1. “Speeding the Process” type – Hoping to the next Michael Phelps?
2. “When will my child be able to swim on their own” type – Can’t wait to get out of water
to have your coffee fix?
3. “How is their progress” type- Chasing Certificates type.
4. “Tick Box” type – Chasing a list of enrichment activities to do.
And many more. I’m sure is very relatable to you who is reading this article. I want like to talk about something this is really close to your “heart”.
How To Be A Good Swim Parent: Heartware not Hardware
Are you dragging your feet to pack for swim lessons? What goes through your mind when
you are getting ready for swim lessons with your little one(s)? Do you think about the hassle
of the logistics that you have to prepare and get annoyed by it? Or it has become so
automatic, you are packing physically, but you are thinking about the work/chores that is
How do you prepare for your child’s swim lessons, emotionally and mentally?

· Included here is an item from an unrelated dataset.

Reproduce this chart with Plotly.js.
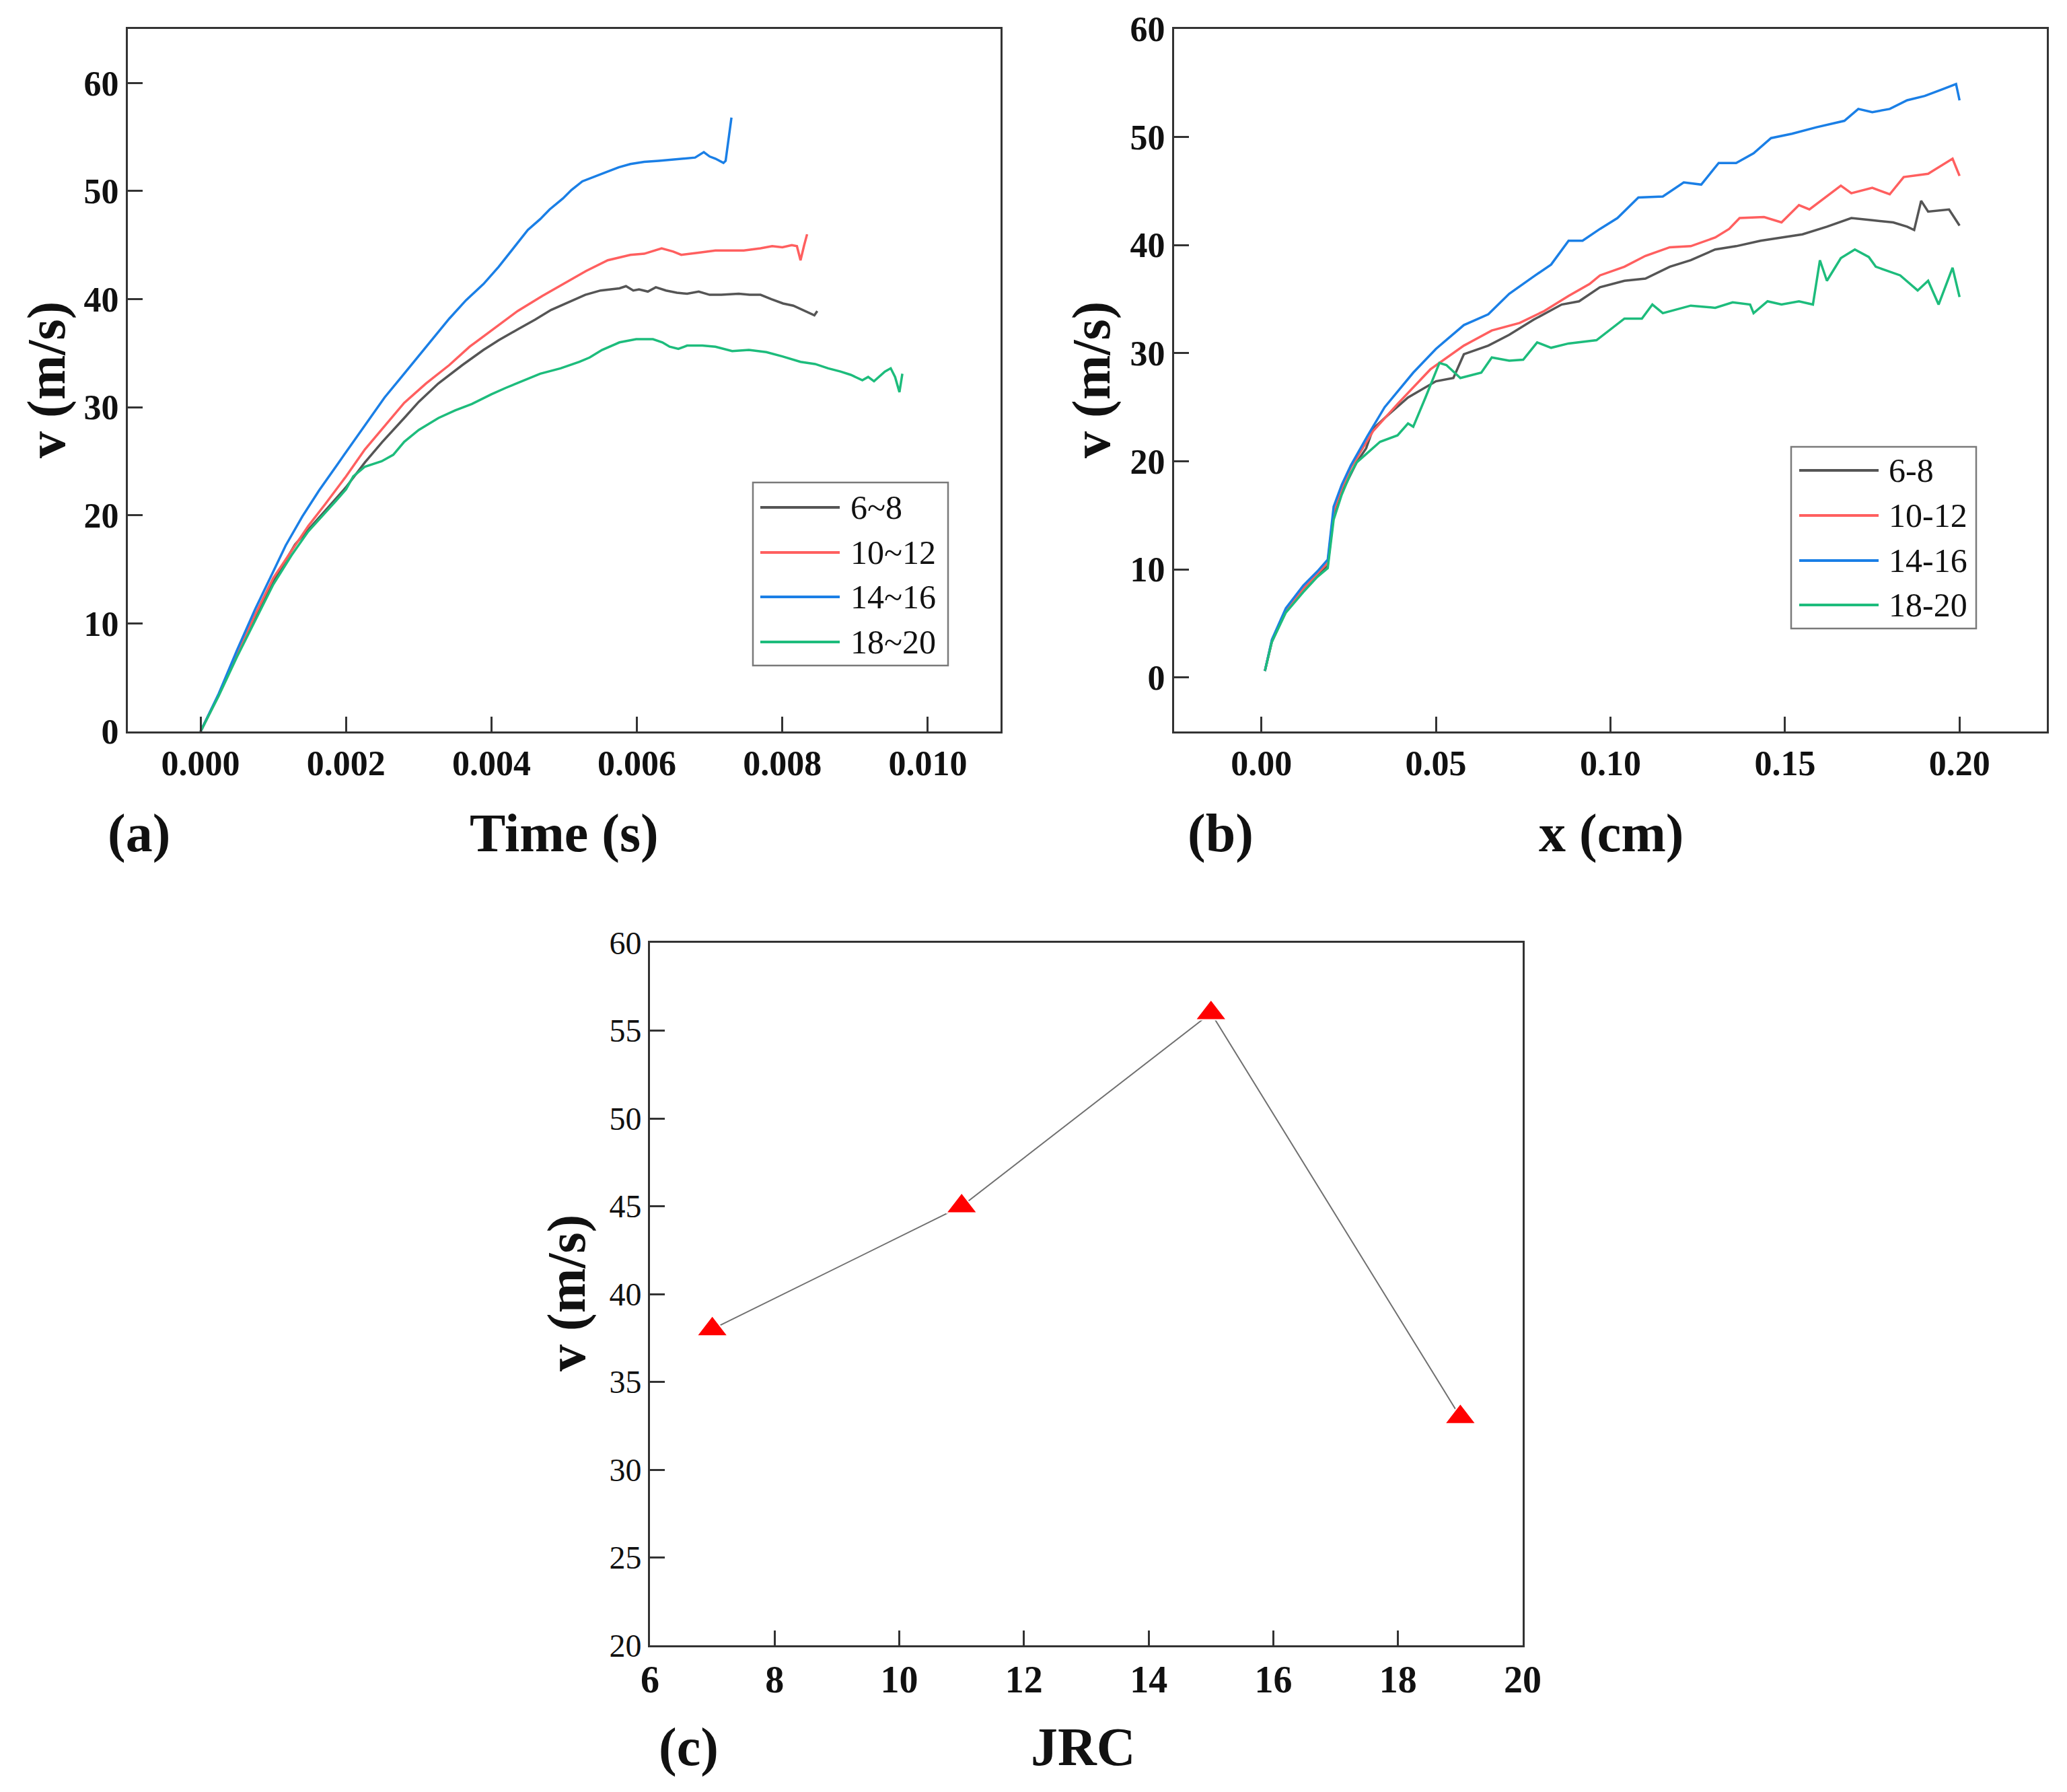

For babies and toddlers, they do not hide or mask their feelings when it comes to their emotions. When they are hungry or upset, they cry. They are sensitive to the way how you interact with them. Their face lights up when they see your smile.
Try doing a simple experiment: Smile at them and see what happens. Try it again without smiling at them and look at them with a straight face and see what happens. You are going to notice a huge difference in their facial expressions.
Why does that happens?
Since birth, you have been that face that assures/protects/feed/make them happy. Our little ones would be very sensitive to how you react and feel in various situations. They might not be able to articulate, but they would definitely be able to sense that difference.
What kind of heart/attitude are you bringing into the class with your child? Or in another angle, what baggage do you bring into the swim class with your child?
As parents, it is understandable to have work and family commitments in order to put food on the table. However, to them right now at this age, you are their entire world. Whatever you do right now with and to them will have a direct impact in their growing up years, which indirectly lead to a bigger impact in their future life. Just pause for a moment and think about this: How many 6 months or 1 year would you child ever have?
In closing, I challenge you to leave your work/chores/worries at the pool deck and be 100%
present for the class with your little one(s), not just physically, but mentally and emotionally.